[NOTES/SM-03003] Equilibrium Conditions

In this section we will derive equilibrium conditions for an isolated system consisting of two systems in contact. Three cases will be important.

Case-I : \(V_1,V_2, N_1,N_2\)  held fixed
The two systems specified by \(E_1,V_1, N_1\) and \(E_2, V_2, N_2\) are separated by a diathermal wall which allows exchange of energy only. The wall is opaque and does not allow exchange of particles and is held fixed. Thus the volumes \(V_1, V_2\) remain unchanged.

Two systems separated by a diathermal wall

We use the Clausius statement that in the equilibrium the entropy of an isolated system is maximum. In this case the total energy, volume and number of particles remains constant because the system is isolated. So

\begin{eqnarray}\Label{EQ01}
E &=& E_1+E_2\\ \Label{EQ02} V &=& V_1+V_2\\\Label{EQ03}
E &=& N_1+N_2
\end{eqnarray}
In the present case, during the time the system evolves and comes to an equilibrium only the energies \(E_1, E_2\) will change
with total energy \(E\) remaining constant. The total entropy \(S\) will be taken as a function of independent quantities \(E, E_1, N, V\) and will be a sum of the entropies of the two systems.
\begin{equation}\Label{EQ04}
S(E, E_1, V,N) = S_1(E_1, V_1, N_1) + S_2(E_2, V_2, N_2).
\end{equation}
Computing the derivative w.r.t. \(E_1\) and equating it to zero, we get
\begin{equation}\Label{EQ05}
\left(\pp[S]{E_1}\right)_{E,V.N, V_1, N_1} = \left(\pp[S_1]{E_1}\right)_{V_1,N_1} + \left(\pp[S_2]{E_1}\right)_{V_2,N_2} \dd[E_2]{E_1} =0.
\end{equation}
Using \(E_2=E-E_1\), we get
\begin{equation}\Label{EQ06}
\left(\pp[S_1]{E_1}\right)_{V_1,N_1} - \left(\pp[S_2]{E_2}\right)_{V_2,N_2}=0.
\end{equation}
This equation gives the condition of thermal equilibrium that no heat transfer takes place between the two systems. This relation must imply that in thermal equilibrium the temperatures of the two systems are equal. In general each side can be a function of absolute temperature \(T_1\) and \(T_2\).
In fact using known results from thermodynamics we can write
\begin{equation}\Label{EQ07}
\left(\pp[S_k]{E_k}\right)_{V_k,N_k} = \frac{1}{T_k}, \qquad k=1,2.
\end{equation}
The equilibrium condition \eqRef{EQ06} implies equality of temperatures, \(T_1=T_2\). 
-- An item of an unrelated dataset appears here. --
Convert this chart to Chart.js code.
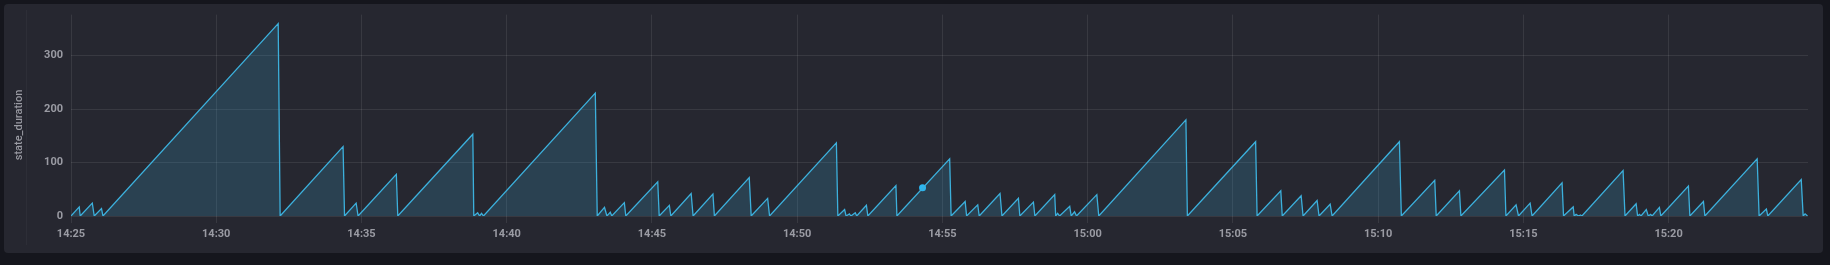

Case-II : Only \(N_1;N_2\) are held fixed
In this case we assume that the two systems as before and that the wall separating them is movable, allows heat transfer but the exchange of particles is not allowed. In this case \(E_1,E_2, V_1, V_2\) will change but \(N_1, N_2\) will remain fixed.

The partition is a movable  diathermal wall

We need to maximize the expression \eqref{EQ04} w.r.t. \(E_1, V_1\) keeping \(E_2=E-E_1\) and \(V_2=V-V_1\). In addition to \eqref{Eq06}, we get one more condition \begin{equation} \left(\pp[S_1]{V_1}\right)_{E_1,N_1} - \left(\pp[S_2]{V_2}\right)_{E_2,N_2}=0. \end{equation}

The two terms of the above equation give the pressures of the two systems. \begin{equation}\label{EQ07A} P_k = T_k \left(\pp[S_k]{V_k}\right)_{E_k,N_k} \qquad k=1,2. \end{equation} and the equilibrium conditions are \(T_1=T_2\) and \(P_1=P_2\).

Case-III:  All \(E_1,E_2, V_1,V_2, N_1, N_2\) are variable

Now we assume that the partition is a permeable membrane that allows particles to cross over. In addition, as before we take the partition to be diathermal and movable

The partition is a movable, diathermal and permeable wall

In this case all the three variable \(E_1, V_1, N_1\) will change and equilibrium will be attained when the entropy is maximum. proceeding as before, we get a new relation \begin{equation} \left(\pp[S_1]{N_1}\right)_{E_1,V_1} - \left(\pp[S_2]{N_2}\right)_{E_2,V_2}=0. \end{equation} This requirement leads us to introduce the chemical potential of the systems by means of the equation \begin{equation}\label{EQ09} \mu_k =- T_k \left(\pp[S_k]{V_k}\right)_{E_k,N_k} \qquad k=1,2. \end{equation} In the equilibrium the chemical potentials of the two systems must be equal.